I have 30 sas-files (dataset1.sas7bdat through dataset30.sas7bdat, approx. 10 GB per file) in a folder, and need to analyse a subset of rows in these data files (all rows where the character variable A begins with 10). Thus, I need to read each of the sas-files into R, filter a subset with grep on variable A and then save each of these filtered datasets as a .rds-file. I'm trying to achieve this using a for loop of list.files() and the Haven package to read the sas-file. In order to avoid going out-of-memory, I need to remove the imported dataset on each iteration after the subset has been filtered and saved as .rds.
Though not elegant nor satisfying, I could hard-code it manually 30 times over like this, copy/pasting and incrementing the suffixes by 1 each time:
dt1 <- haven::read_sas("~/folder/dataset1.sas7bdat")
dt1 <- data.table::as.data.table(dt1)
dt1 <- dt1[grep("^10", A)]
saveRDS(dt1, "~/folder/subset1.rds")
dt2 <- haven::read_sas("~/folder/dataset2.sas7bdat")
dt2 <- data.table::as.data.table(dt2)
dt2 <- dt1[grep("^10", A)]
saveRDS(dt2, "~/folder/subset2.rds")
etc.
While the following for loop technically works to read the files into memory, it is never going to finish due to massively going out of memory, so it does not allow me to filter the data:
folder <- "~/folder/"
file_list <- list.files(path = folder, pattern = "^dataset")

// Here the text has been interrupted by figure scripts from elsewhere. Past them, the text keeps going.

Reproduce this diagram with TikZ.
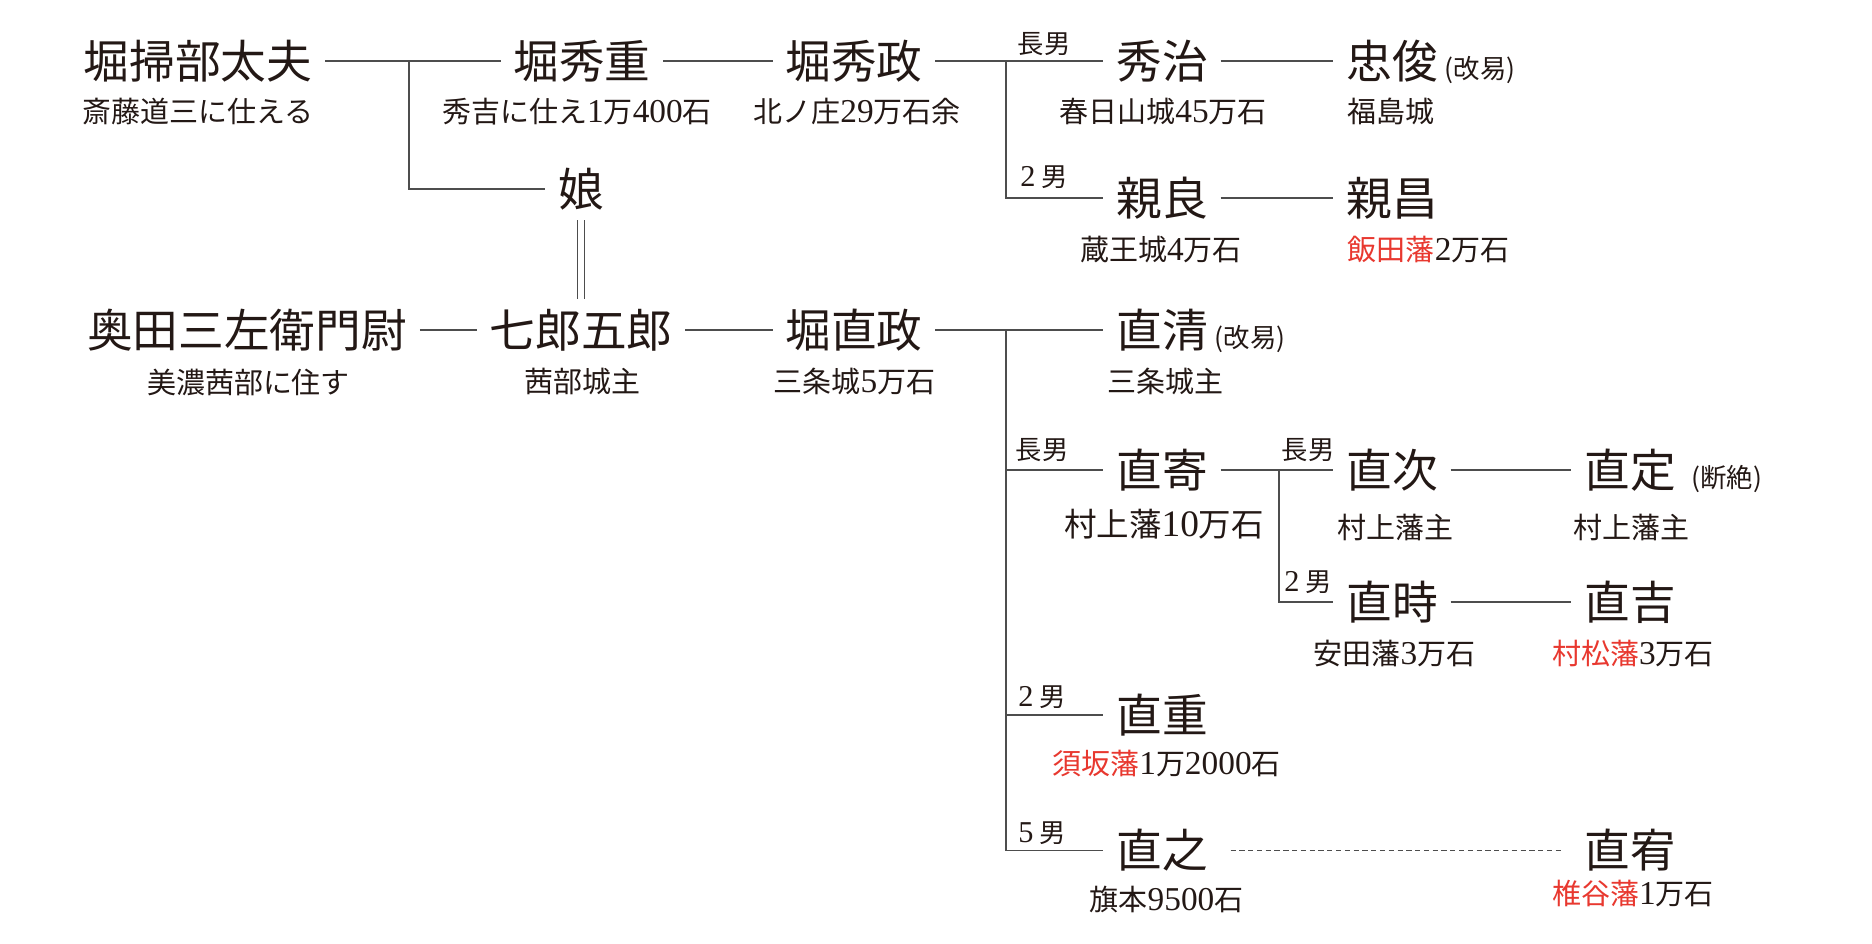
\documentclass[tikz,border=0pt]{standalone}
\usepackage{fontspec}
\setmainfont{Noto Sans CJK JP}
\newfontfamily\cifra[Scale=1.15]{Liberation Serif}
\newcommand{\cif}[1]{{\cifra #1}}
\definecolor{tinta}{HTML}{231815}
\definecolor{rojo}{HTML}{E8382F}
\definecolor{linea}{HTML}{4D4D4D}

\begin{document}
\begin{tikzpicture}
% Estilos para el arbol
\tikzstyle{persona} = [inner xsep=0.25cm, inner ysep=0.2cm, font=\fontsize{26}{26}\selectfont, text=tinta]
\tikzstyle{dato} = [inner sep=0pt, font=\fontsize{16.5}{16.5}\selectfont, text=tinta]
\tikzstyle{hijo} = [inner sep=0pt, font=\fontsize{15}{15}\selectfont, text=tinta]
\tikzstyle{nota} = [inner sep=0pt, font=\fontsize{15}{15}\selectfont, text=tinta]
\tikzstyle{rama} = [line width=0.8pt, draw=linea]

\useasboundingbox (0,0) rectangle (37.44,18.88);

% Primera generacion
\node[persona] (kamon) at (3.96,17.66) {堀掃部太夫};
\node[dato] (kamon-d) at (3.96,16.65) {斎藤道三に仕える};

\node[persona] (hideshige) at (11.64,17.66) {堀秀重};
\node[dato] (hideshige-d) at (11.54,16.65) {秀吉に仕え\cif{1}万\cif{400}石};

\node[persona] (musume) at (11.62,15.10) {娘};

\node[persona] (hidemasa) at (17.08,17.66) {堀秀政};
\node[dato] (hidemasa-d) at (17.14,16.65) {北ノ庄\cif{29}万石余};

% Hijos de Hidemasa
\node[persona] (hideharu) at (23.24,17.66) {秀治};
\node[dato] (hideharu-d) at (23.26,16.65) {春日山城\cif{45}万石};

\node[persona] (tadatoshi) at (27.84,17.66) {忠俊};
\node[nota, anchor=base west] (tadatoshi-n) at ([xshift=-0.12cm]tadatoshi.base east) {(改易)};
\node[dato, anchor=west] (tadatoshi-d) at (26.95,16.65) {福島城};

\node[persona] (chikayoshi) at (23.24,14.92) {親良};
\node[dato] (chikayoshi-d) at (23.22,13.89) {蔵王城\cif{4}万石};

\node[persona] (chikamasa) at (27.84,14.92) {親昌};
\node[dato, anchor=west] (chikamasa-d) at (26.95,13.89) {{\color{rojo}飯田藩}\cif{2}万石};

% Segunda rama
\node[persona] (okuda) at (4.94,12.28) {奥田三左衛門尉};
\node[dato] (okuda-d) at (4.97,11.24) {美濃茜部に住す};

\node[persona] (shichiro) at (11.62,12.28) {七郎五郎};
\node[dato] (shichiro-d) at (11.64,11.24) {茜部城主};

\node[persona] (naomasa) at (17.08,12.28) {堀直政};
\node[dato] (naomasa-d) at (17.09,11.24) {三条城\cif{5}万石};

% Hijos de Naomasa
\node[persona] (naokiyo) at (23.24,12.28) {直清};
\node[nota, anchor=base west] (naokiyo-n) at ([xshift=-0.12cm]naokiyo.base east) {(改易)};
\node[dato] (naokiyo-d) at (23.30,11.24) {三条城主};

\node[persona] (naoyori) at (23.24,9.48) {直寄};
\node[dato, font=\fontsize{18.5}{18.5}\selectfont] (naoyori-d) at (23.28,8.40) {村上藩\cif{10}万石};

\node[persona] (naotsugu) at (27.84,9.48) {直次};
\node[dato] (naotsugu-d) at (27.91,8.32) {村上藩主};

\node[persona] (naosada) at (32.60,9.48) {直定};
\node[nota, anchor=base west] (naosada-n) at ([xshift=0.05cm]naosada.base east) {(断絶)};
\node[dato] (naosada-d) at (32.63,8.32) {村上藩主};

\node[persona] (naotoki) at (27.84,6.84) {直時};
\node[dato] (naotoki-d) at (27.89,5.80) {安田藩\cif{3}万石};

\node[persona] (naoyoshi) at (32.60,6.84) {直吉};
\node[dato] (naoyoshi-d) at (32.66,5.80) {{\color{rojo}村松藩}\cif{3}万石};

\node[persona] (naoshige) at (23.24,4.58) {直重};
\node[dato] (naoshige-d) at (23.33,3.60) {{\color{rojo}須坂藩}\cif{1}万\cif{2000}石};

\node[persona] (naoyuki) at (23.24,1.87) {直之};
\node[dato] (naoyuki-d) at (23.33,0.88) {旗本\cif{9500}石};

\node[persona] (naoari) at (32.60,1.87) {直宥};
\node[dato] (naoari-d) at (32.66,1.00) {{\color{rojo}椎谷藩}\cif{1}万石};

% Etiquetas de orden
\node[hijo] (h1) at (20.88,18.00) {長男};
\node[hijo] (h2) at (20.88,15.33) {\cif{2} 男};
\node[hijo] (h3) at (20.84,9.88) {長男};
\node[hijo] (h4) at (26.16,9.88) {長男};
\node[hijo] (h5) at (26.16,7.24) {\cif{2} 男};
\node[hijo] (h6) at (20.84,4.94) {\cif{2} 男};
\node[hijo] (h7) at (20.84,2.22) {\cif{5} 男};

% Conexiones
\coordinate (r1) at (8.18,17.66);
\coordinate (r2) at (20.12,17.66);
\coordinate (r3) at (20.12,12.28);
\coordinate (r4) at (25.58,9.48);

\draw[rama] (kamon.east) -- (hideshige.west);
\draw[rama] (r1) |- (musume.west);
\draw[rama] (hideshige.east) -- (hidemasa.west);
\draw[rama] (hidemasa.east) -- (hideharu.west);
\draw[rama] (r2) |- (chikayoshi.west);
\draw[rama] (hideharu.east) -- (tadatoshi.west);
\draw[rama] (chikayoshi.east) -- (chikamasa.west);
\draw[rama, line width=0.7pt, double, double distance=0.13cm] (musume.south) -- (shichiro.north);

\draw[rama] (okuda.east) -- (shichiro.west);
\draw[rama] (shichiro.east) -- (naomasa.west);
\draw[rama] (naomasa.east) -- (naokiyo.west);
\draw[rama] (r3) |- (naoyori.west);
\draw[rama] (r3) |- (naoshige.west);
\draw[rama] (r3) |- (naoyuki.west);
\draw[rama] (naoyori.east) -- (naotsugu.west);
\draw[rama] (r4) |- (naotoki.west);
\draw[rama] (naotsugu.east) -- (naosada.west);
\draw[rama] (naotoki.east) -- (naoyoshi.west);
\draw[rama, line width=0.9pt, dash pattern=on 3pt off 2pt, shorten <=0.2cm, shorten >=0.2cm] (naoyuki.east) -- (naoari.west);
\end{tikzpicture}
\end{document}
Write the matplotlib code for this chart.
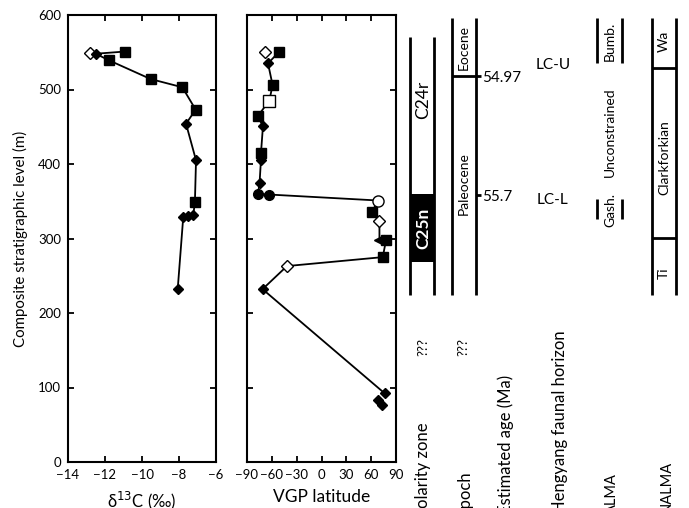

for (i in 1:length(file_list)) {
assign(file_list[i], Haven::read_sas(paste(folder, file_list[i], sep='')))
}
Is there a way to - on each iteration in the loop - filter the dataset, remove the unfiltered dataset and save the subset in a .rds-file? I can't seem to come up with a way to incorporate this into my approach of using the assign() function. Is there a better way to go about this?